Aug 25. Often wrong, NEVER in doubt

–Both Yellen and Draghi speak today, with Yellen setting the pace at 10:00 EST.  Recently it seems as if the Fed is going through a period of self reflection, with the only conclusions being that R* has come down (belatedly aligning with the market, which reflected that sentiment long ago), and that the Phillps curve isn’t working too well.  The only one who seems to have stayed on a pretty steady path is Dudley, who maintains that inflation will work its way higher towards target. Over time.  If Yellen highlights financial stability as a goal, it will likely be somewhat bearish.  However, against that backdrop are some more immediate concerns:  Hurricane Harvey, the debt ceiling negotiations, etc.

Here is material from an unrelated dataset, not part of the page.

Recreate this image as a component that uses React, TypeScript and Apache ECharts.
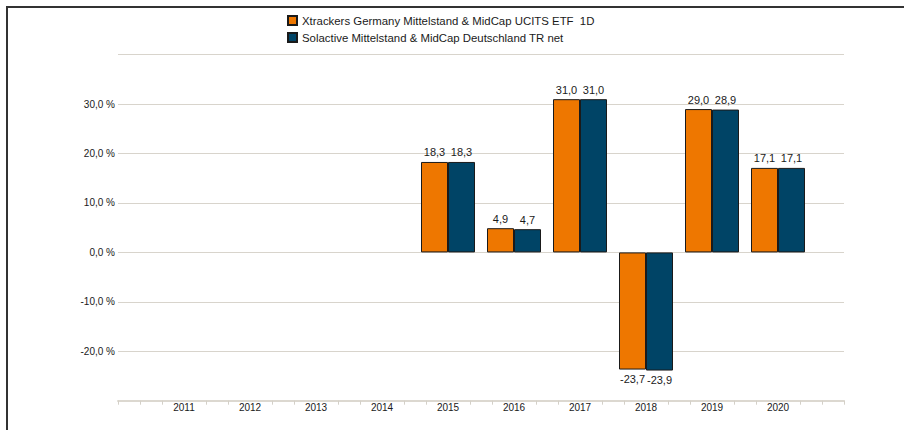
import React, { useEffect, useRef } from "react";
import * as echarts from "echarts";

const years = [2015, 2016, 2017, 2018, 2019, 2020];
const etfValues = [18.3, 4.9, 31.0, -23.7, 29.0, 17.1];
const indexValues = [18.3, 4.7, 31.0, -23.9, 28.9, 17.1];
const seriesNames = [
  "Xtrackers Germany Mittelstand & MidCap UCITS ETF  1D",
  "Solactive Mittelstand & MidCap Deutschland TR net",
];
const xMin = 2010;
const xMax = 2021;
const yMin = -30;
const yMax = 40;

const FONT = "'Liberation Sans', Arial, sans-serif";
const fmt = (v: number) => v.toFixed(1).replace(".", ",");

function buildData(values: number[]) {
  return values.map((v, i) => ({
    value: [years[i], v],
    label: { position: v < 0 ? "bottom" : "top" },
  }));
}

export default function App() {
  const ref = useRef<HTMLDivElement>(null);
  useEffect(() => {
    document.body.style.margin = "0";
    if (!ref.current) return;
    const chart = echarts.init(ref.current, null, { renderer: "svg" });
    const labelCfg = {
      show: true,
      distance: 4,
      fontSize: 11,
      color: "#1a1a1a",
      fontFamily: FONT,
      formatter: (p: any) => fmt(p.value[1]),
    };
    chart.setOption({
      animation: false,
      backgroundColor: "#fff",
      textStyle: { fontFamily: FONT },
      graphic: [
        {
          type: "rect",
          shape: { x: 7, y: 7, width: 1200, height: 1200 },
          style: { fill: "none", stroke: "#333", lineWidth: 2 },
          silent: true,
        },
      ],
      legend: {
        orient: "vertical",
        left: 282,
        top: 10,
        itemWidth: 9,
        itemHeight: 9,
        itemGap: 6,
        icon: "rect",
        textStyle: { fontSize: 11.4, color: "#1a1a1a", fontFamily: FONT },
        data: seriesNames,
      },
      grid: { left: 118, right: 60, top: 54.7, bottom: 29.3 },
      xAxis: [
        {
          type: "value",
          min: xMin,
          max: xMax,
          interval: 1,
          position: "bottom",
          axisLine: { show: true, onZero: false, lineStyle: { color: "#dcd8d0", width: 2 } },
          axisTick: { show: false },
          minorTick: { show: true, splitNumber: 3, length: 4, lineStyle: { color: "#d4d0c8", width: 1 } },
          splitLine: { show: false },
          axisLabel: {
            margin: 2,
            fontSize: 10,
            color: "#1a1a1a",
            fontFamily: FONT,
            formatter: (v: number) => (v > xMin && v < xMax ? String(v) : ""),
          },
        },
        {
          type: "value",
          min: 0,
          max: 1,
          interval: 1,
          position: "top",
          offset: -346,
          axisLine: { show: false },
          axisTick: { show: true, inside: true, length: 4, lineStyle: { color: "#d4d0c8", width: 1 } },
          axisLabel: { show: false },
          splitLine: { show: false },
        },
      ],
      yAxis: {
        type: "value",
        min: yMin,
        max: yMax,
        interval: 10,
        axisLine: { show: false },
        axisTick: { show: false },
        splitLine: { show: true, lineStyle: { color: "#d8d4cc", width: 1 } },
        axisLabel: {
          margin: 3,
          fontSize: 10,
          color: "#1a1a1a",
          fontFamily: FONT,
          formatter: (v: number) => (v === yMin || v === yMax ? "" : fmt(v) + " %"),
        },
      },
      series: [
        {
          name: seriesNames[0],
          type: "bar",
          xAxisIndex: 0,
          barWidth: 27,
          barGap: "0%",
          itemStyle: { color: "#ee7700", borderColor: "#1a1a1a", borderWidth: 1 },
          label: labelCfg,
          data: buildData(etfValues),
        },
        {
          name: seriesNames[1],
          type: "bar",
          xAxisIndex: 0,
          barWidth: 27,
          barGap: "0%",
          itemStyle: { color: "#004466", borderColor: "#1a1a1a", borderWidth: 1 },
          label: labelCfg,
          data: buildData(indexValues),
        },
      ],
    });
    return () => chart.dispose();
  }, []);
  return <div ref={ref} style={{ width: 904, height: 430 }} />;
}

–Activity was light yesterday, with yields edging up a couple of bps.  Tens ended at 219.  30 year bonds have settled in around 2.75%.  5/30 yield spread posted a new recent low, closing just below 100 bps.  On the interest rate side, things are sickeningly stable.  For example, friend CF pointed out that the week-1 Sept US straddle was awfully cheap, going as it does, through Jackson Hole and then expiring on the employment report.  I looked at US1U 154.5/155.0 strangle which was quoted late 1’13/1’15.  DV01 is $209.  So a bit under 6 bps for a strangle 2.4 bps wide.  And the question still arises….could bonds REALLY move 10 bps?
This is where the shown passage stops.